▶ [What you should do]:
Leaving out the pictures, retype the lines from the beginning of the listing through the line containing "9.0, 8.0, 6.8, 5.6, 4.2, 2.8, 1.6, 0.8, 0.25, 0]".
===== Supplied material
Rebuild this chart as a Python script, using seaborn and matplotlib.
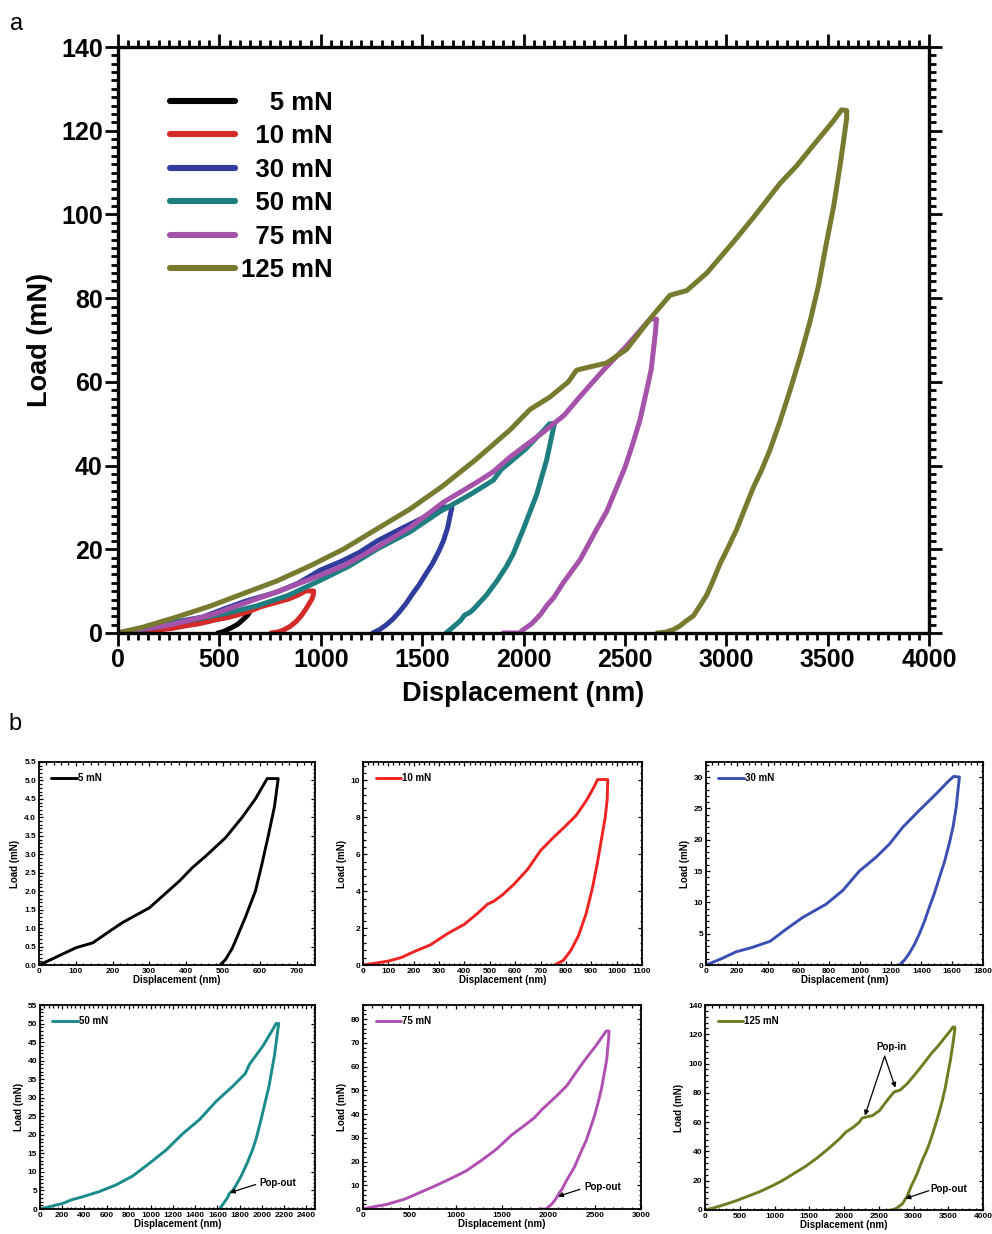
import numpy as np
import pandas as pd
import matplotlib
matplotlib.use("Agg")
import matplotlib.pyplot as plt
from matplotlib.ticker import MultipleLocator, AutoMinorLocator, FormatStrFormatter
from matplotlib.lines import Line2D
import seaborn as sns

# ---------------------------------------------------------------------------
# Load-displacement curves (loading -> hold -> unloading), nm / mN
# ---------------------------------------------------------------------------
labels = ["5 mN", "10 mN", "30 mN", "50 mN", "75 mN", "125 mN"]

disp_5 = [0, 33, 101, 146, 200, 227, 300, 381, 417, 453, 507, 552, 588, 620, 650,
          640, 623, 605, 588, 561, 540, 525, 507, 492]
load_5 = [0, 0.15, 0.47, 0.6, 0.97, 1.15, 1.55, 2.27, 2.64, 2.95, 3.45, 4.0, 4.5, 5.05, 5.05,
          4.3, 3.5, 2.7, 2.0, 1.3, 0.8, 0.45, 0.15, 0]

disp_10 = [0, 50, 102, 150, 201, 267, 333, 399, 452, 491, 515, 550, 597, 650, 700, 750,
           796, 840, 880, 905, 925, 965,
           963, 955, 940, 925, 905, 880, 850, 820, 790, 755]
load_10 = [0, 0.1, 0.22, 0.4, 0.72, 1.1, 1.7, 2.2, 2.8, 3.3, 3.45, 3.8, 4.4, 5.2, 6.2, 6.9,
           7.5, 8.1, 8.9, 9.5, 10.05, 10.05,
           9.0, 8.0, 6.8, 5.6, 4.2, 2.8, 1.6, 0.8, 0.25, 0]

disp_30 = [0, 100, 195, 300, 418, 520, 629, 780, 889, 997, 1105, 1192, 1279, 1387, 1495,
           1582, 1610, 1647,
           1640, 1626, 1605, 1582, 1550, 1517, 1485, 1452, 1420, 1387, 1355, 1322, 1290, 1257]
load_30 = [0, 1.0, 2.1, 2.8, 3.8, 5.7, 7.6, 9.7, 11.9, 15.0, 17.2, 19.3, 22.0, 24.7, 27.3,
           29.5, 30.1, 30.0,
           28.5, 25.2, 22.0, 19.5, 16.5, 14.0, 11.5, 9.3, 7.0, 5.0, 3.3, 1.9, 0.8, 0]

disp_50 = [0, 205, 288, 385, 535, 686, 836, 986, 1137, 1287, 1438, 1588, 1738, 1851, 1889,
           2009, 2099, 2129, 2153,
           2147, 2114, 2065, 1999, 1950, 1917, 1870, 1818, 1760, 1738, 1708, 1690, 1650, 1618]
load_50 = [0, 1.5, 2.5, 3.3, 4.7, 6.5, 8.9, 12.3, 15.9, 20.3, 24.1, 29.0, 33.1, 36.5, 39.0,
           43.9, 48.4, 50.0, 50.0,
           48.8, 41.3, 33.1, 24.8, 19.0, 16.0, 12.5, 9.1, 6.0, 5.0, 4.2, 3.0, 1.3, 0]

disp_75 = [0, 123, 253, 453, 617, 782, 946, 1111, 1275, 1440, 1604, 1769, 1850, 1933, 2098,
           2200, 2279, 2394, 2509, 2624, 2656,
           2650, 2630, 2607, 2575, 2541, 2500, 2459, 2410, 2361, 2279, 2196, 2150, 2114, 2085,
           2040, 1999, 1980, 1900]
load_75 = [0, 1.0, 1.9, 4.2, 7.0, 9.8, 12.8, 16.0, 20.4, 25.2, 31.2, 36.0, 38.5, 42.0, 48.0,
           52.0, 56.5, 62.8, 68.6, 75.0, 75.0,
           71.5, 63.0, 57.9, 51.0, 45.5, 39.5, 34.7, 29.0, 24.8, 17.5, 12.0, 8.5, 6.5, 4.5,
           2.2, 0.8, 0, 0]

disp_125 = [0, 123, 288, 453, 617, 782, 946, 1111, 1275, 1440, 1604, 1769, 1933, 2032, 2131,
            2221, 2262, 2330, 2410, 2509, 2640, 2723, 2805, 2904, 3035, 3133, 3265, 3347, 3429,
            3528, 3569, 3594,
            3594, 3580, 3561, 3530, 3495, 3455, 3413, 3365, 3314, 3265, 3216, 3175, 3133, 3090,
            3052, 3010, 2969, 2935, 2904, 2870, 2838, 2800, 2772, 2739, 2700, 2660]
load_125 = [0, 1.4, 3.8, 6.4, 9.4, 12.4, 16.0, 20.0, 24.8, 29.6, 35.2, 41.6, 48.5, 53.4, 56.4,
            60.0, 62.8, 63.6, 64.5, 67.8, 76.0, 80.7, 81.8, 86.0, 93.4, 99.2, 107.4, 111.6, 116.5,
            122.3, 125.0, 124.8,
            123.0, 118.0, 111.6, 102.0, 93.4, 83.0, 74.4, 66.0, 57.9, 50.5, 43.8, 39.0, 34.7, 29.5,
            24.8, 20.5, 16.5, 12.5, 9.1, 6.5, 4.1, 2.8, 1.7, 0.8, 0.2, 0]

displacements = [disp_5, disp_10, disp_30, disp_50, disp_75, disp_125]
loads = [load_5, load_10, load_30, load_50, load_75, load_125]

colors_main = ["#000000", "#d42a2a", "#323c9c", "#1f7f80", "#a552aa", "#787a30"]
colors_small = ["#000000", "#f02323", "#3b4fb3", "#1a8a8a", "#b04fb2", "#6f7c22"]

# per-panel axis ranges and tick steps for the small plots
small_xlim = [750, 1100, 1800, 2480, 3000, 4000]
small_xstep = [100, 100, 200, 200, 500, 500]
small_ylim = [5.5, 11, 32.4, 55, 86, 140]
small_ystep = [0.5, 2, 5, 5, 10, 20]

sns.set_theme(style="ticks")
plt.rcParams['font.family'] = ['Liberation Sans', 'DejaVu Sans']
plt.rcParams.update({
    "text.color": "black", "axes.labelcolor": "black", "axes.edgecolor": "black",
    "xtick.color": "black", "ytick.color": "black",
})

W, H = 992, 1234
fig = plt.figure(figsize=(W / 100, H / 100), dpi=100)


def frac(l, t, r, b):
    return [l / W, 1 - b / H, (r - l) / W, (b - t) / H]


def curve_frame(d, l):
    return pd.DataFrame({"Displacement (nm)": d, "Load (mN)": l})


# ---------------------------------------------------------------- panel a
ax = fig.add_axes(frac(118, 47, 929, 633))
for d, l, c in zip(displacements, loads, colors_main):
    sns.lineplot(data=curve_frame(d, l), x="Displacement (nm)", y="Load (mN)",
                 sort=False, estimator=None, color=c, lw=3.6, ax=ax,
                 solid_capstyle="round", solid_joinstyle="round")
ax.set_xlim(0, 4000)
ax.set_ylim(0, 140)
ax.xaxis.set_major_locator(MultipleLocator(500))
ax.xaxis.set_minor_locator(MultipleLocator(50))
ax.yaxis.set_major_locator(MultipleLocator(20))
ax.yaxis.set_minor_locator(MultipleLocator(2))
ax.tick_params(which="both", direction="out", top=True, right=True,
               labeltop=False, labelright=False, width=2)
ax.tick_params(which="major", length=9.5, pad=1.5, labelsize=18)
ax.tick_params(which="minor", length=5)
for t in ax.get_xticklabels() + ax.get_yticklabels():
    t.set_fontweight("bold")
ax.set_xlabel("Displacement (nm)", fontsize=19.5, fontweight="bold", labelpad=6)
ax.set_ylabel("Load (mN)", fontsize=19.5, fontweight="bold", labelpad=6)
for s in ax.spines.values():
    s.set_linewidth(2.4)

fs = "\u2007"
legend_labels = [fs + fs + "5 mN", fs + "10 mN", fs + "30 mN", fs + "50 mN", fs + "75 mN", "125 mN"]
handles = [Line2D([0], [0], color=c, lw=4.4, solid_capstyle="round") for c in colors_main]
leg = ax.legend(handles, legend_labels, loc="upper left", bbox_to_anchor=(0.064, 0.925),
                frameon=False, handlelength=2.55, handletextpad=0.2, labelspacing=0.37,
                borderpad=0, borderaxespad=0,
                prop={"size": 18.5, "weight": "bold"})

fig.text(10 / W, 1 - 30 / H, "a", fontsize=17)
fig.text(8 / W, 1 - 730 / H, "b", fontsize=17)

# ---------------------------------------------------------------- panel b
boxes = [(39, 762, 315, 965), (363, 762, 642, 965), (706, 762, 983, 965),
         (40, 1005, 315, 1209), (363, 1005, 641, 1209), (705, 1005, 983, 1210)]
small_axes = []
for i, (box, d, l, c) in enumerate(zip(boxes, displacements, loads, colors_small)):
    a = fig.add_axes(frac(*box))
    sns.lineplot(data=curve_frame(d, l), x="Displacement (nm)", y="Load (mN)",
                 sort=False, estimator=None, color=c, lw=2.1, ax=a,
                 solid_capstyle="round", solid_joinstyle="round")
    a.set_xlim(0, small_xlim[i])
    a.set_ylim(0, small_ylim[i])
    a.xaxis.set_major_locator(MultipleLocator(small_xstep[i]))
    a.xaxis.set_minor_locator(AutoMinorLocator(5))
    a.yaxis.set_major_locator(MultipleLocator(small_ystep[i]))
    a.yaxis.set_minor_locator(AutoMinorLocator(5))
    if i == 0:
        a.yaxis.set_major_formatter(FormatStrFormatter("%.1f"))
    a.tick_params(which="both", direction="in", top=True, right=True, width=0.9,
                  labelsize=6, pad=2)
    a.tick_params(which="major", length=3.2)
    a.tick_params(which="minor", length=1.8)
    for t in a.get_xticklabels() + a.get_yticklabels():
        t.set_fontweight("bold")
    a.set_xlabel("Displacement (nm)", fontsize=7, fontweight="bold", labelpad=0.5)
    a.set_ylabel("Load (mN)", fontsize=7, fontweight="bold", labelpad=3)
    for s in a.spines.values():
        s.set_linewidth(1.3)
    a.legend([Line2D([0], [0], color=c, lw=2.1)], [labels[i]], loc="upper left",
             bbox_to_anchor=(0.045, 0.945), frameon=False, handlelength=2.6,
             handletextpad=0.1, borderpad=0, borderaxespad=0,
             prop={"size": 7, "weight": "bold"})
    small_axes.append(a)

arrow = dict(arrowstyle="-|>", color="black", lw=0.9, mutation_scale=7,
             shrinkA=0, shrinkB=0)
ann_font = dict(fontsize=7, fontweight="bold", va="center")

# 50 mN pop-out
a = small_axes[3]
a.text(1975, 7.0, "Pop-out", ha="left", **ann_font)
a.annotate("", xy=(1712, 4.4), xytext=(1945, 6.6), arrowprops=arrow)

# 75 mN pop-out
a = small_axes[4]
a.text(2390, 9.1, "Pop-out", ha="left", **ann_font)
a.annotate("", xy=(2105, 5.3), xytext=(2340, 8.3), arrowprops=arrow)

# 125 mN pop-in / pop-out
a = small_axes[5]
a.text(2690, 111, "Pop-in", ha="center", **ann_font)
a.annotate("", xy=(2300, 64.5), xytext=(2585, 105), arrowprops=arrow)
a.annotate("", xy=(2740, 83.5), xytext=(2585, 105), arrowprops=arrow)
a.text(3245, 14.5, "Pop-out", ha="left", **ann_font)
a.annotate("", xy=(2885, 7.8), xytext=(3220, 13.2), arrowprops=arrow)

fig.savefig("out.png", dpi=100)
==========
▶ [Final result]:
Rebuild this chart as a Python script, using seaborn and matplotlib.
import numpy as np
import pandas as pd
import matplotlib
matplotlib.use("Agg")
import matplotlib.pyplot as plt
from matplotlib.ticker import MultipleLocator, AutoMinorLocator, FormatStrFormatter
from matplotlib.lines import Line2D
import seaborn as sns

# ---------------------------------------------------------------------------
# Load-displacement curves (loading -> hold -> unloading), nm / mN
# ---------------------------------------------------------------------------
labels = ["5 mN", "10 mN", "30 mN", "50 mN", "75 mN", "125 mN"]

disp_5 = [0, 33, 101, 146, 200, 227, 300, 381, 417, 453, 507, 552, 588, 620, 650,
          640, 623, 605, 588, 561, 540, 525, 507, 492]
load_5 = [0, 0.15, 0.47, 0.6, 0.97, 1.15, 1.55, 2.27, 2.64, 2.95, 3.45, 4.0, 4.5, 5.05, 5.05,
          4.3, 3.5, 2.7, 2.0, 1.3, 0.8, 0.45, 0.15, 0]

disp_10 = [0, 50, 102, 150, 201, 267, 333, 399, 452, 491, 515, 550, 597, 650, 700, 750,
           796, 840, 880, 905, 925, 965,
           963, 955, 940, 925, 905, 880, 850, 820, 790, 755]
load_10 = [0, 0.1, 0.22, 0.4, 0.72, 1.1, 1.7, 2.2, 2.8, 3.3, 3.45, 3.8, 4.4, 5.2, 6.2, 6.9,
           7.5, 8.1, 8.9, 9.5, 10.05, 10.05,
           9.0, 8.0, 6.8, 5.6, 4.2, 2.8, 1.6, 0.8, 0.25, 0]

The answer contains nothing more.